Some might view Beale Street as problematic considering the #MeToo movement. The film was written by Jenkins at the same time as Moonlight, which predates the movement. There is a difficult scene where Tish’s mother tries pressuring Victoria in Puerto Rico into changing her mind about the case. She argues she did not see Fonny commit the crime because it was dark. There is a strong New York Times article by Aisha Harris who has seen the film twice and has read James Baldwin’s novel. She says that she felt complex and conflicting emotions in this scene. ‘While the story primes us to side with Sharon and her family, I found it painful to hear her echo statements we’ve heard from men and women coming to the defense of their friends, partners or family members who have been accused of sexual assault’, she writes. However, Harris also concedes that the film is adamant that Fonny was framed by a white cop.

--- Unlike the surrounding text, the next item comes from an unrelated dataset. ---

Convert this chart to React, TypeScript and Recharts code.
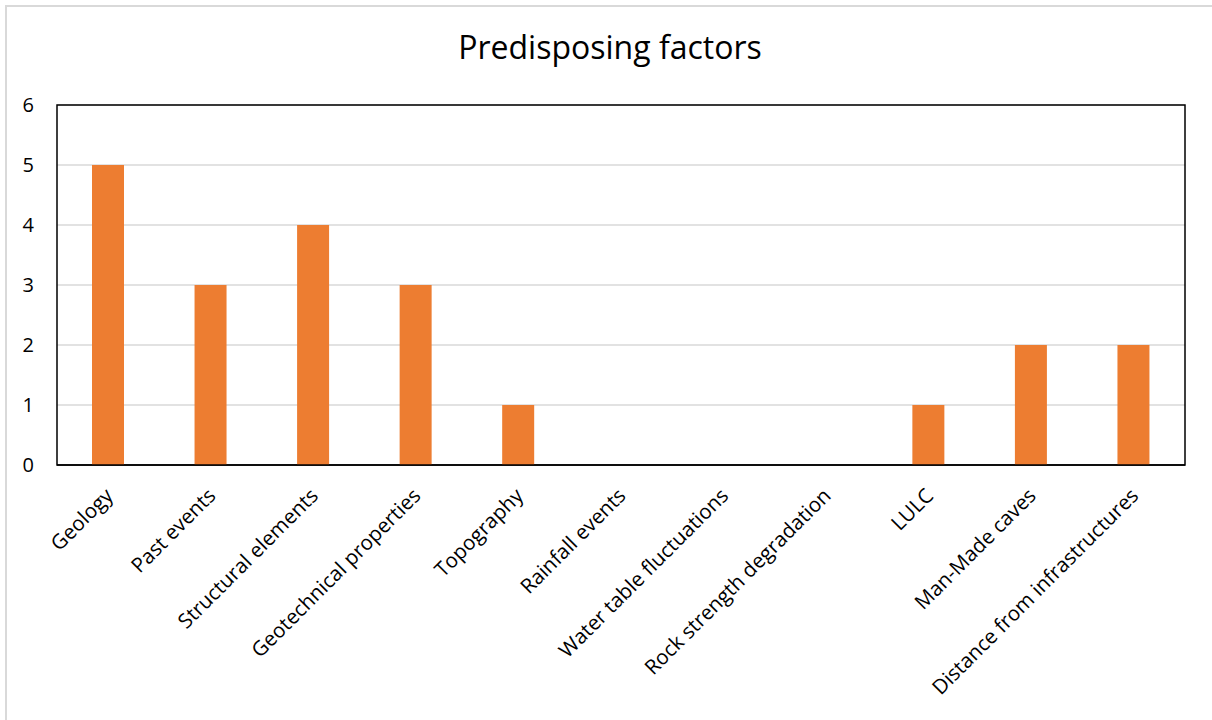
import React from "react";
import { BarChart, Bar, XAxis, YAxis, CartesianGrid, ReferenceArea } from "recharts";

const categories = [
  "Geology",
  "Past events",
  "Structural elements",
  "Geotechnical properties",
  "Topography",
  "Rainfall events",
  "Water table fluctuations",
  "Rock strength degradation",
  "LULC",
  "Man-Made caves",
  "Distance from infrastructures",
];
const values = [5, 3, 4, 3, 1, 0, 0, 0, 1, 2, 2];
const yTicks = [0, 1, 2, 3, 4, 5, 6];
const title = "Predisposing factors";

const data = categories.map((c, i) => ({ name: c, value: values[i] }));

const FONT = "'Open Sans', Lato, sans-serif";

const XTick = (props: any) => {
  const { x, payload } = props;
  const ax = x + 6;
  const ay = 497;
  return (
    <text
      x={ax}
      y={ay}
      transform={`rotate(-45, ${ax}, ${ay})`}
      textAnchor="end"
      fontFamily={FONT}
      fontSize={20.5}
      fill="#000"
    >
      {payload.value}
    </text>
  );
};

const YTick = (props: any) => {
  const { y, payload } = props;
  return (
    <text x={34} y={y} dy={7} textAnchor="end" fontFamily={FONT} fontSize={20} fill="#000">
      {payload.value}
    </text>
  );
};

export default function App() {
  return (
    <div
      style={{
        position: "absolute",
        left: 0,
        top: 0,
        width: 1212,
        height: 720,
        overflow: "hidden",
        background: "#fff",
      }}
    >
      <div
        style={{
          position: "absolute",
          left: 5,
          top: 5,
          width: 1300,
          height: 800,
          borderLeft: "2px solid #D9D9D9",
          borderTop: "2px solid #D9D9D9",
        }}
      />
      <div
        style={{
          position: "absolute",
          left: 0,
          top: 27,
          width: 1220,
          textAlign: "center",
          fontFamily: FONT,
          fontSize: 32,
          lineHeight: "40px",
          color: "#000",
        }}
      >
        {title}
      </div>
      <div style={{ position: "absolute", left: 0, top: 0 }}>
        <BarChart
          width={1212}
          height={720}
          data={data}
          margin={{ top: 105, right: 27, bottom: 0, left: 0 }}
        >
          <CartesianGrid vertical={false} stroke="#D9D9D9" strokeWidth={1.5} />
          <XAxis
            dataKey="name"
            interval={0}
            tick={<XTick />}
            tickLine={false}
            axisLine={{ stroke: "#000", strokeWidth: 1.5 }}
            height={255}
          />
          <YAxis
            domain={[0, 6]}
            ticks={yTicks}
            interval={0}
            width={57}
            tick={<YTick />}
            tickLine={false}
            axisLine={false}
          />
          <Bar dataKey="value" fill="#ED7D31" barSize={32} isAnimationActive={false} />
          <ReferenceArea y1={0} y2={6} fill="none" stroke="#000" strokeWidth={1.5} ifOverflow="visible" />
        </BarChart>
      </div>
    </div>
  );
}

Nothing detracts from the quality of the ensemble’s performances. All the actors capably express their inner-most feelings about their happiness in each other’s company and the fearfulness of being a person of colour in America. They are the embodiment and faces of Barry Jenkins’ vision. His aim is to immerse us into and empathise with the experience of being black. Through his lens, we live out their most beautiful dreams and then partake in a nightmare where the corrupt justice system sees them disintegrate into ash. The quirks of the narrative structure do not detract from the impacting characters moments and the humanity brought forth by the talented actors.
Summary: Nothing detracts from the quality of the ensemble’s performances. All the actors capably express their inner-most feelings about their happiness in each other's company and the fearfulness of being a person of colour in America.